The suspects lived together in a Catania shelter designated for youth protected by the Zampa law. At the shelter they received Italian lessons, trade training, apprenticeships and, ultimately, jobs mainly in the catering, construction, and tourism industries, staff members said. The two alleged perpetrators who cooperated with law enforcement were both awaiting visas which would have allowed them to stay longterm in the country.
The accusations against them show, said Lega Sicilia secretary Antonio Carrà, that what Lega has “always said on the issue of immigration was not demagoguery.” The "national policy pursued over the past decades by the left on immigration, security and justice has failed," he said. "The State must be strong in controlling the borders."
This is the latest in a recent string of gang rapes to make headlines in Italy. Last July in Palermo, seven men filmed themselves raping a 19-year-old woman. In late August, the case of nine boys who repeatedly raped 10- and 12-year-old cousins in Caivano, a city northeast of Naples, prompted national outrage.
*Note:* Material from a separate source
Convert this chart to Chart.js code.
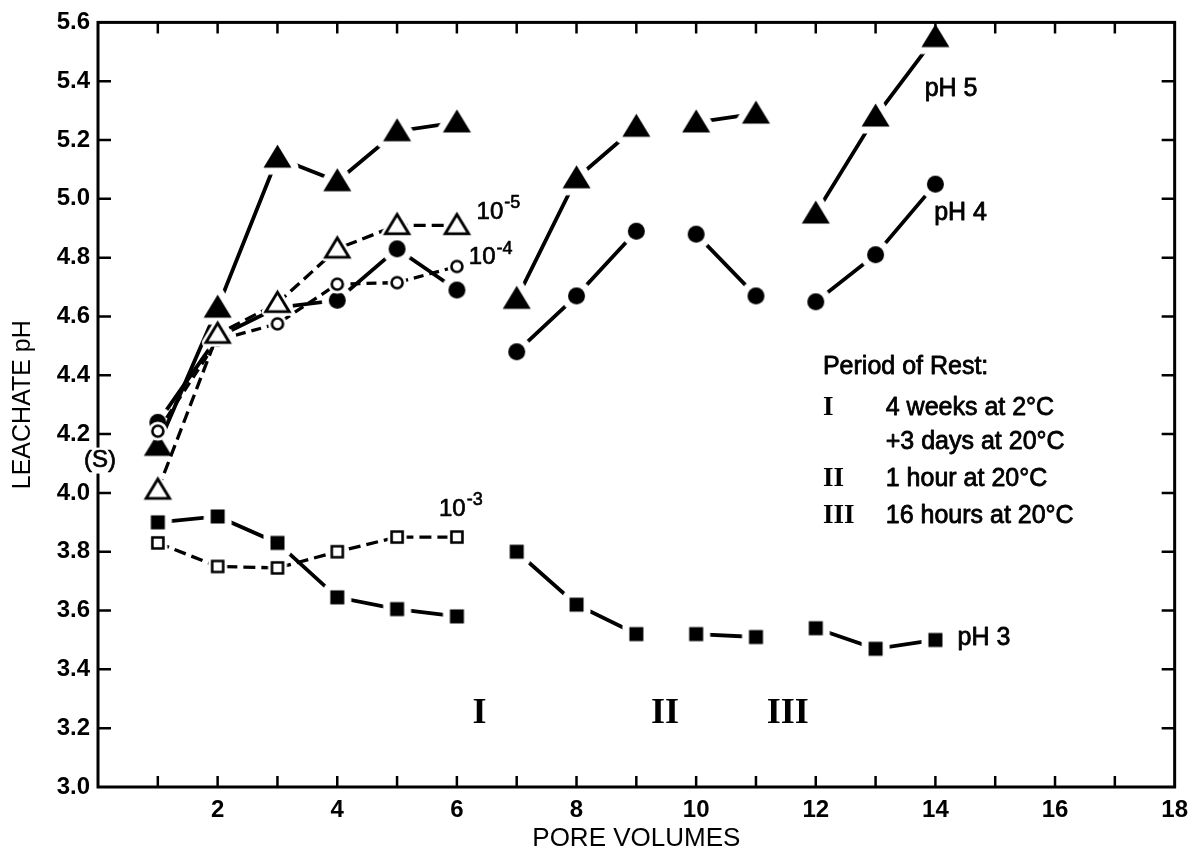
<!DOCTYPE html>
<html>
<head>
<meta charset="utf-8">
<script src="https://cdn.jsdelivr.net/npm/chart.js@4.4.1/dist/chart.umd.min.js"></script>
<style>
  html, body { margin: 0; padding: 0; background: #fff; }
  #wrap { width: 1197px; height: 857px; }
</style>
</head>
<body>
<div id="wrap"><canvas id="leachChart"></canvas></div>
<script>
// pore volumes for the long runs and the short 10^-x runs
const poreVolumes = [1, 2, 3, 4, 5, 6, 7, 8, 9, 10, 11, 12, 13, 14];
const shortVolumes = [1, 2, 3, 4, 5, 6];

// leachate pH
const pH5 = [4.16, 4.63, 5.14, 5.06, 5.23, 5.26, 4.66, 5.07, 5.245, 5.26, 5.29, 4.95, 5.28, 5.55];
const pH4 = [4.24, 4.53, 4.63, 4.655, 4.83, 4.69, 4.48, 4.67, 4.89, 4.88, 4.67, 4.65, 4.81, 5.05];
const pH3 = [3.90, 3.92, 3.83, 3.645, 3.605, 3.58, 3.80, 3.62, 3.52, 3.52, 3.51, 3.54, 3.47, 3.50];
const conc1e5 = [4.01, 4.54, 4.645, 4.83, 4.91, 4.91];
const conc1e4 = [4.21, 4.52, 4.575, 4.71, 4.715, 4.77];
const conc1e3 = [3.83, 3.75, 3.745, 3.80, 3.85, 3.85];

// lines are interrupted after these pore volumes (rest periods I, II, III)
const restBreaks = [6, 9, 11];

const restPeriods = [
  ['I', '4 weeks at 2°C'],
  ['', '+3 days at 20°C'],
  ['II', '1 hour at 20°C'],
  ['III', '16 hours at 20°C']
];

const sans = "'Liberation Sans', Arial, Helvetica, sans-serif";
const serif = "'Liberation Serif', 'Times New Roman', serif";

// marker drawn with a white halo so the lines stop short of it
function makeMarker(shape, filled, size, halo, lw) {
  const c = document.createElement('canvas');
  const dim = Math.ceil(size * 1.3 + 2 * (halo + lw));
  c.width = dim; c.height = dim;
  const g = c.getContext('2d');
  const m = dim / 2, r = size / 2;
  function path() {
    g.beginPath();
    if (shape === 'triangle') {
      g.moveTo(m, m - r * 1.05);
      g.lineTo(m + r * 1.12, m + r * 0.8);
      g.lineTo(m - r * 1.12, m + r * 0.8);
      g.closePath();
    } else if (shape === 'circle') {
      g.arc(m, m, r, 0, Math.PI * 2);
    } else {
      g.rect(m - r, m - r, size, size);
    }
  }
  path();
  g.lineJoin = 'round';
  g.strokeStyle = '#fff'; g.lineWidth = 2 * halo; g.stroke();
  g.fillStyle = '#fff'; g.fill();
  path();
  g.fillStyle = filled ? '#000' : '#fff';
  g.fill();
  if (!filled) {
    g.lineJoin = 'miter';
    g.strokeStyle = '#000'; g.lineWidth = lw; g.stroke();
  }
  return c;
}

function series(label, xs, ys, marker, dash, width) {
  return {
    label: label,
    data: xs.map((x, i) => ({ x: x, y: ys[i] })),
    borderColor: '#000',
    borderWidth: width,
    borderDash: dash,
    pointStyle: marker,
    pointRadius: 6,
    tension: 0,
    fill: false,
    segment: {
      borderColor: ctx => restBreaks.includes(ctx.p0.parsed.x) ? 'rgba(0,0,0,0)' : '#000'
    }
  };
}

const datasets = [
  series('10-5', shortVolumes, conc1e5, makeMarker('triangle', false, 21, 4, 2.8), [12, 6], 3.3),
  series('10-4', shortVolumes, conc1e4, makeMarker('circle', false, 11, 4, 2.6), [10, 6], 3.3),
  series('10-3', shortVolumes, conc1e3, makeMarker('square', false, 11, 4, 2.6), [12, 6], 3.3),
  series('pH 5', poreVolumes, pH5, makeMarker('triangle', true, 25, 7, 0), [], 3.8),
  series('pH 4', poreVolumes, pH4, makeMarker('circle', true, 17, 7, 0), [], 3.8),
  series('pH 3', poreVolumes, pH3, makeMarker('square', true, 14, 7, 0), [], 3.8)
];

// slightly heavier text, closer to the printed figure
function heavyText(ctx, text, x, y, w) {
  ctx.lineWidth = w;
  ctx.strokeText(text, x, y);
  ctx.fillText(text, x, y);
}

const frameAndNotes = {
  id: 'frameAndNotes',
  afterDraw(chart) {
    const { ctx, chartArea: a } = chart;
    const xs = chart.scales.x, ys = chart.scales.y;
    const px = v => xs.getPixelForValue(v);
    const py = v => ys.getPixelForValue(v);
    ctx.save();

    // box and inward ticks on all four sides
    ctx.strokeStyle = '#000';
    ctx.lineWidth = 3;
    ctx.strokeRect(a.left, a.top, a.right - a.left, a.bottom - a.top);
    ctx.lineWidth = 2.5;
    ctx.beginPath();
    xs.ticks.forEach(t => {
      if (t.value <= xs.min || t.value >= xs.max) return;
      const x = px(t.value);
      ctx.moveTo(x, a.bottom); ctx.lineTo(x, a.bottom - 11);
      ctx.moveTo(x, a.top); ctx.lineTo(x, a.top + 11);
    });
    ys.ticks.forEach(t => {
      if (t.value <= ys.min + 1e-6 || t.value >= ys.max - 1e-6) return;
      const y = py(t.value);
      ctx.moveTo(a.left, y); ctx.lineTo(a.left + 13, y);
      ctx.moveTo(a.right, y); ctx.lineTo(a.right - 13, y);
    });
    ctx.stroke();

    ctx.fillStyle = '#000';
    ctx.strokeStyle = '#000';
    ctx.textBaseline = 'middle';
    ctx.lineJoin = 'round';

    // (S) sits on the y axis
    ctx.font = '24px ' + sans;
    ctx.textAlign = 'center';
    const sy = py(4.11);
    ctx.save();
    ctx.fillStyle = '#fff';
    ctx.fillRect(a.left - 8, sy - 13, 16, 26);
    ctx.restore();
    heavyText(ctx, '(S)', a.left + 2, sy, 0.7);

    // series labels
    ctx.textAlign = 'left';
    function power(x, y, exp) {
      ctx.font = '24px ' + sans;
      heavyText(ctx, '10', px(x), py(y), 0.7);
      const w = ctx.measureText('10').width;
      ctx.font = '18px ' + sans;
      heavyText(ctx, exp, px(x) + w + 1, py(y) - 9, 0.6);
    }
    power(6.33, 4.955, '-5');
    power(6.2, 4.80, '-4');
    power(5.70, 3.945, '-3');
    ctx.font = '25px ' + sans;
    heavyText(ctx, 'pH 5', px(13.82), py(5.374), 0.8);
    heavyText(ctx, 'pH 4', px(13.98), py(4.95), 0.8);
    heavyText(ctx, 'pH 3', px(14.37), py(3.507), 0.8);

    // rest period markers
    ctx.textAlign = 'center';
    ctx.font = 'bold 36px ' + serif;
    ctx.fillText('I', px(6.38), py(3.25));
    ctx.fillText('II', px(9.48), py(3.25));
    ctx.fillText('III', px(11.53), py(3.25));

    // key
    ctx.textAlign = 'left';
    ctx.font = '25px ' + sans;
    heavyText(ctx, 'Period of Rest:', px(12.12), py(4.428), 0.8);
    const rows = [4.29, 4.172, 4.047, 3.922];
    restPeriods.forEach((r, i) => {
      ctx.font = 'bold 27px ' + serif;
      ctx.fillText(r[0], px(12.12), py(rows[i]));
      ctx.font = '25px ' + sans;
      heavyText(ctx, r[1], px(13.17), py(rows[i]), 0.8);
    });
    ctx.restore();
  }
};

new Chart(document.getElementById('leachChart'), {
  type: 'line',
  data: { datasets: datasets },
  plugins: [frameAndNotes],
  options: {
    responsive: true,
    maintainAspectRatio: false,
    animation: false,
    events: [],
    layout: { padding: { top: 17, right: 19, bottom: 0, left: 0 } },
    plugins: {
      legend: { display: false },
      tooltip: { enabled: false }
    },
    scales: {
      x: {
        type: 'linear',
        min: 0,
        max: 18,
        afterFit: scale => { scale.height = 70; },
        border: { display: false },
        grid: { display: false, drawTicks: false },
        ticks: {
          stepSize: 1,
          autoSkip: false,
          maxRotation: 0,
          padding: 9,
          color: '#000',
          font: { family: sans, size: 24, weight: 'bold' },
          callback: v => (v > 0 && v % 2 === 0) ? String(v) : ''
        },
        title: {
          display: true,
          text: 'PORE VOLUMES',
          color: '#000',
          font: { family: sans, size: 26 },
          padding: { top: 0, bottom: 3 }
        }
      },
      y: {
        min: 3.0,
        max: 5.6,
        afterFit: scale => { scale.width = 98; },
        border: { display: false },
        grid: { display: false, drawTicks: false },
        ticks: {
          stepSize: 0.2,
          padding: 8,
          color: '#000',
          font: { family: sans, size: 24, weight: 'bold' },
          callback: v => v.toFixed(1)
        },
        title: {
          display: true,
          text: 'LEACHATE pH',
          color: '#000',
          font: { family: sans, size: 25 },
          padding: { top: 8, bottom: 0 }
        }
      }
    }
  }
});
</script>
</body>
</html>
Prime minister Giorgia Meloni has stuck to a law-and-order message when addressing the rapes. She promised in a September visit to Caivano to expand its police force and to spearhead a crackdown on “criminality, illegality, drugs.” In a planned visit to Catania last weekend, Meloni assured the victim's family that “the State is here, and will ensure that justice will be served.”
Salvini responded to news of the Catania attack with a less measured tone, and a return to a familiar playbook. “There is only one cure” for the seven alleged rapists, he wrote in his Sunday statement: “Chemical castration.”
His Lega Nord in September introduced a Senate bill which would force all repeat sex offenders or offenders with child victims to undergo chemical castration, a hormone therpay which blocks testosterone production. "A prison sentence is not enough," Salvini said. In 2018 and again in 2019, Meloni’s Fratelli d’Italia proposed ruling the procedure a condition for parole for convicted pedophiles and recidivist rapists.
FdI's proposals, and Lega's bill, have so far gained little traction. "Shrieking" about chemical castration "may yield some easy political consensus, but it solves absolutely nothing," said Partito Democratico deputy Laura Boldrini last summer. But Salvini wrote on Sunday that he counts on Lega's bill “to be voted on as soon as possible.”